Belle-et-Bonne fell into place at once. She became a regular, and not the least delightful, member of the heterogeneous Ferney household.
Another Englishman, Martin Sherlock, visited it in April, 1776, and wrote his experiences, in his “Letters of an English Traveller,” in French, which has been retranslated into his native tongue.
Voltaire, who was accompanied by d’Hornoy, met his guest in the hall, showed him his gardens, spoke a few words to him in English, told an anecdote of Swift, talked of Pope, of Chesterfield, of Hervey, and with his old passionate admiration of Newton. Stopping before his bust, he exclaimed, “This is the greatest genius that ever existed!” There was no dimming of the old mind, no lack-lustre, no weariness. The England he had not seen for nearly fifty years was still a vivid and a present reality.
On one of his visits—Sherlock paid two—Voltaire showed his guest his shelves filled with English books—Robertson, “who is your Livy”; Hume, “who wrote history to be applauded”; Bolingbroke, “many leaves and little fruit”; Milton, Congreve, Rochester.
He criticised the English language—“energetic, precise, and barbarous.” He explained to Madame Denis the scene in Shakespeare’s “Henry V.” where the King makes love to Katharine in bad French. He spoke “with the warmth of a man of thirty.”
Quaintly dressed in white shoes and stockings, red breeches, embroidered waistcoat and bedgown, and a gold and silver nightcap over his grey peruke, old Voltaire apologised for this singular appearance to his guest by saying in English that at Ferney they were for Liberty and Property. “So that I wear my nightcap and Father Adam his hat.” Later, he added gravely, “You are happy, you can do anything.... We cannot even die as we will.”
During the conversation he had uttered what his visitor called “horrors” about Moses and Shakespeare.
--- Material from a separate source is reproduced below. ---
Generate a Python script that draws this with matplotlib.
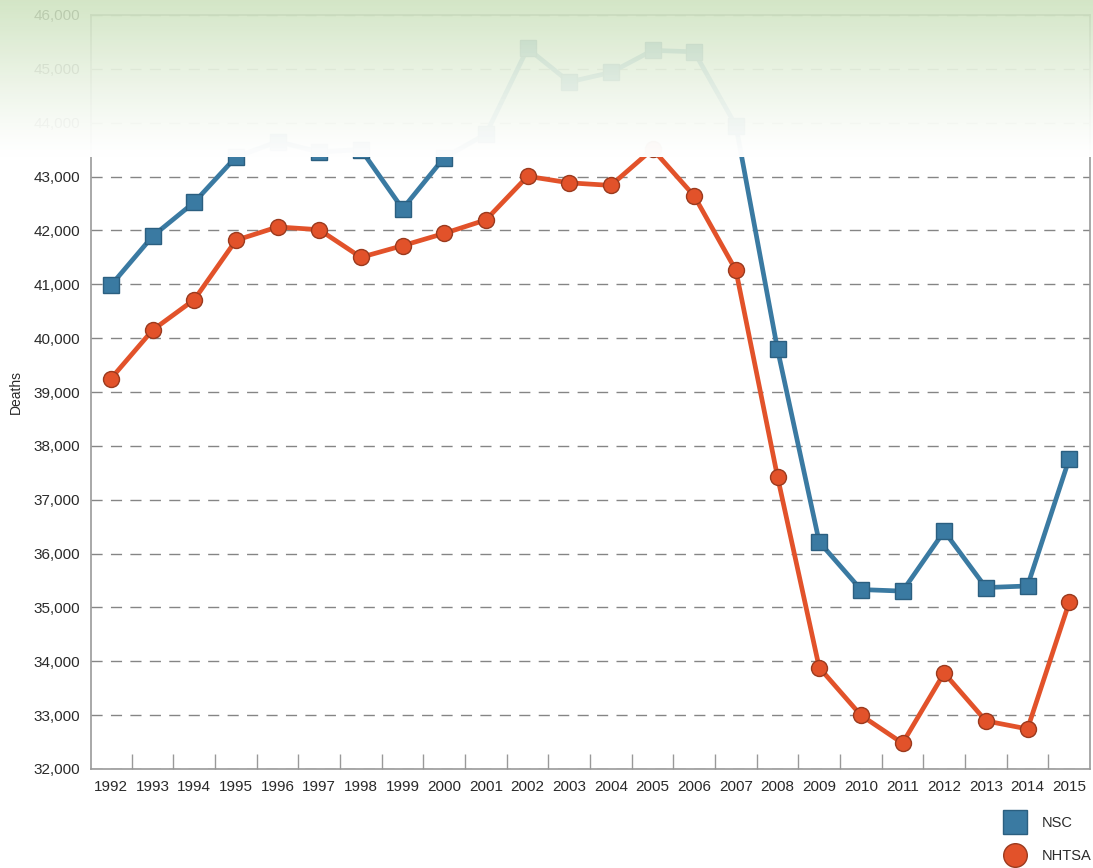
import numpy as np
import matplotlib
matplotlib.use("Agg")
import matplotlib.pyplot as plt
from matplotlib.ticker import FuncFormatter, FixedLocator
from matplotlib.lines import Line2D

years = [1992, 1993, 1994, 1995, 1996, 1997, 1998, 1999, 2000, 2001, 2002, 2003,
         2004, 2005, 2006, 2007, 2008, 2009, 2010, 2011, 2012, 2013, 2014, 2015]
nsc = [40982, 41893, 42524, 43363, 43649, 43458, 43501, 42401, 43354, 43788, 45380, 44757,
       44933, 45343, 45316, 43945, 39790, 36216, 35332, 35303, 36415, 35369, 35398, 37757]
nhtsa = [39250, 40150, 40716, 41817, 42065, 42013, 41501, 41717, 41945, 42196, 43005, 42884,
         42836, 43510, 42640, 41259, 37423, 33883, 32999, 32479, 33782, 32893, 32744, 35092]

plt.rcParams['font.family'] = ['Liberation Sans', 'DejaVu Sans']

blue = '#3a7aa2'
blue_dark = '#2b5f80'
red = '#e2522a'
red_dark = '#9a3a1e'
txt = '#2a2a2a'

W, H = 1093, 868
fig = plt.figure(figsize=(W / 100, H / 100), dpi=100)
ax = fig.add_axes([91 / W, 1 - 769 / H, (1090 - 91) / W, (769 - 15) / H])

x = np.arange(len(years))
ax.plot(x, nsc, color=blue, lw=3.4, marker='s', ms=11, mfc=blue, mec=blue_dark, mew=1, zorder=3)
ax.plot(x, nhtsa, color=red, lw=3.4, marker='o', ms=11.5, mfc=red, mec=red_dark, mew=1, zorder=4)

ax.set_xlim(-0.48, 23.5)
ax.set_ylim(32000, 46000)
ax.set_yticks(np.arange(32000, 46001, 1000))
ax.yaxis.set_major_formatter(FuncFormatter(lambda v, p: f'{int(v):,}'))
ax.tick_params(axis='y', length=0, labelsize=11, labelcolor=txt, pad=8)

ax.set_xticks(x)
ax.set_xticklabels([str(y) for y in years])
ax.tick_params(axis='x', which='major', length=0, labelsize=11, labelcolor=txt, pad=8)
ax.xaxis.set_minor_locator(FixedLocator(x[:-1] + 0.5))
ax.tick_params(axis='x', which='minor', direction='in', length=11, color='#999999', width=1)

ax.grid(axis='y', color='#858585', lw=1, ls=(0, (8, 6)))
ax.set_axisbelow(True)
for s in ax.spines.values():
    s.set_color('#999999')
    s.set_linewidth(1.2)

ax.set_ylabel('Deaths', fontsize=10, color=txt)
ax.yaxis.set_label_coords(-68 / (1090 - 91), 0.5)

handles = [Line2D([], [], ls='none', marker='s', ms=17, mfc=blue, mec=blue_dark),
           Line2D([], [], ls='none', marker='o', ms=17, mfc=red, mec=red_dark)]
fig.legend(handles, ['NSC', 'NHTSA'], loc='upper left', bbox_to_anchor=(991 / W, 1 - 803 / H),
           frameon=False, fontsize=10.5, handlelength=1.5, labelspacing=1.3, handletextpad=1.1,
           labelcolor=txt)

# green fade banner over the top of the chart
ov = fig.add_axes([0, 1 - 157 / H, 1, 157 / H])
t = np.linspace(0, 1, 200)[:, None]
top = np.array([0.80, 0.885, 0.74])
bot = np.array([1.0, 1.0, 1.0])
w = (1 - t) ** 1.3
rgb = top[None, :] * w + bot[None, :] * (1 - w)
alpha = 0.84 + 0.15 * t ** 0.7
img = np.concatenate([rgb, alpha], axis=1)[:, None, :]
img = np.repeat(img, 2, axis=1)
ov.imshow(img, aspect='auto', extent=[0, 1, 0, 1], interpolation='bilinear')
ov.set_axis_off()

fig.savefig('out.png', dpi=100)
Nothing proves better the young vigour of this marvellous old mind than the strength of its animosities. The “let-it-alone” spirit of old age was never this man’s while there was breath left in his body. At the end of 1773 he had attacked another literary foe—an ungrateful protégé, “the inclement Clement”—in the “Cabals,” a satire in which ring out clearly the notes a younger hand had struck in “Akakia” or in “Vanity.”
Then on March 10, 1776, Fréron died of mortification at the suppression of his “Literary Year,” and up gets Voltaire and says he has received an anonymous letter asking him, if you please, to endow Frélon-Fréron’s daughter! This is too much. Voltaire suggests that Madame Fréron wrote that letter. And the Frélons say Voltaire invented it himself. And Voltaire is as spry and alert and angry as when he first hated Fréron, thirty years ago.